Eylül ayı oldukça verimli bir ay oldu benim için. 9 adet kitap okudum, kendimle gurur duydum. Okuduğum kitapları sizlerle de paylaşmak istiyorum. Ağustos ayında okuduğum kitapların listesi için şuraya tıklayabilirsiniz. Şimdi gelelim Eylül ayında okuduğum kitaplara.
- José Mauro de Vasconcelos – Şeker Portakalı: Aslında bir çocuk kitabı olmasına rağmen beni inanılmaz etkiledi. Bu yaşıma kadar neden okumamışım diye hayıflandım açıkçası. Kitapta bol bol dram var. Zeze’nin hayal dünyası da oldukça etkileyici. Okuduktan sonra uzun süre etkisinden çıkamayacağınız bir kitap. Kesinlikle okumalısınız.
- John Green – İlk Aşk: Komik bir kitap okumak istiyorsanız, önerebileceğim bir kitap. Oldukça eğlenceli bir okuma oldu. Aynı isimli farklı 19 kıza aşık olan zeki bir çocuğun öyküsü. Colin, bir formül yaratarak romantik ilişkilerin geleceğini hesaplamayı bulabilmeyi umut ediyor. Okurken çok eğlendim.
- James Allen – Düşüncenin Gücü: İçerisinde 3 farklı kitap bulunuyor. Bildiğimiz kişisel gelişim kitaplarının aksine daha çok felsefe/deneme tadında bir kitap. Uygulanabilecek püf noktalar içeriyor.
- Paulo Coelho – On Bir Dakika: Cesur dille yazılmış kitapları seviyorsanız, bu kitap tam size göre. Maria isimli karakterimiz, macera ve serüven arayışı ile İsviçre’ye gider, orada da fahişelik yapmaya başlar.
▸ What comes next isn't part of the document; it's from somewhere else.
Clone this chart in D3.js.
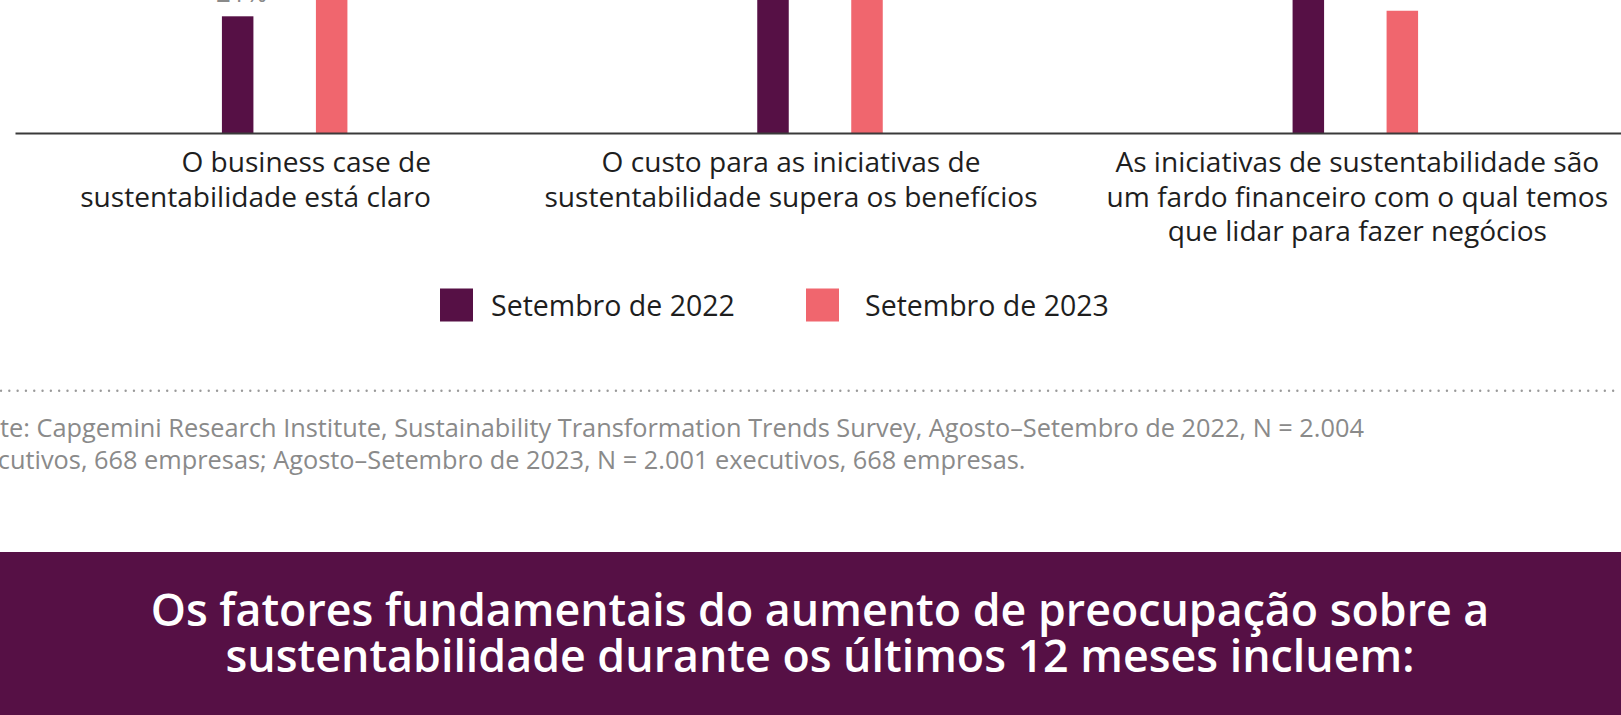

Hem onun günlüğünden parçaları, hem de hikayesini okuyoruz. Çok hızlı okunan ve damağınızda buruk bir tat bırakan bir hikaye. Yine beğendiklerim arasındaydı.
- Joshilyn Jackson – Herkesten Farklı: Arka kapağını okuyunca mitolojik bir hikaye olduğunu sandığım kitap aslında bir dram çıktı. Biraz Debbie Macomber kitaplarını anımsattı bana. Annesi ile arası kötü olan bir kadın, birdenbire ortaya çıkan kardeş… Sorunlu bir ilişki, güçlü bir kadın karakter… Kötü bir kitap değildi, fakat daha farklı bir roman beklediğim için bana tam beklediğimi veremedi.
- Paolo Bacigalupi – Suda Bıçak İzleri: Çok da sevemediğim bir kitap oldu. Gerilim romanı okuyacağımı zannederken bir distopya romanı okudum. Suyun tükenmekte olduğu bir gelecek. Bol bol macera barındırıyor içerisinde. Yine de çok giremedim kitaba. Bir şeyler eksikti, fikir güzel olmasına rağmen bayılmadım.
- Ufuk Özcan – Seni Yeneceğim Borsa: Borsadaki duygularımızı yönetmemiz için yazılmış, içerisinde yüz defa duyduğumuz hikayeleri içeren bir kitap. Yazarın borsa konusunda deneyimli olduğumu düşünmeme rağmen, daha teknik ve daha çok bilgi içeren bir kitap olduğunu düşünmüştüm, fakat kişisel gelişim tadında yazılmış. Borsa ile ilgilenseniz bile çok da tavsiye edebileceğim bir kitap değil maalesef.
- Erich Maria Remarque – Garp Cephesinde Yeni Bir Şey Yok: Bu kitabı ise Eylül ayındaki kitap kulübü toplantımız için okudum. Savaşların gereksizliğini alt metinde yansıtan bir kitap. Çevirisini Behçet Necatigil yapmış, bu sebeple çeviri muhteşemdi. Kitapta daha çok eleştiri görmek istedim nedense, ona rağmen sevdim aslında. Tarihi romanlara çok bayılmasam da okunabilir bir kitaptı.
- Erdal Demirkıran – Parayı Bulduğum An Alayını Maviye Boyayacağım: Enteresan bir kitap. Akıcı bir kitaptı. İçerisindeki fikirler ise ilginçti. Kitap asıl olarak önyargı üzerine yazılmış, bu sebeple basılış tarzı da ilginçti. Bir sabah uyandığında kendini maviye boyanmış bulan bir adamın hikayesi. Eğlenerek ve gülerek okudum. Tabii ki çok abartı bir senaryo olduğunu da söylemek lazım. Yine de beğendim diyebilirim. Erdal Demirkıran kitaplarını genel olarak seviyorum.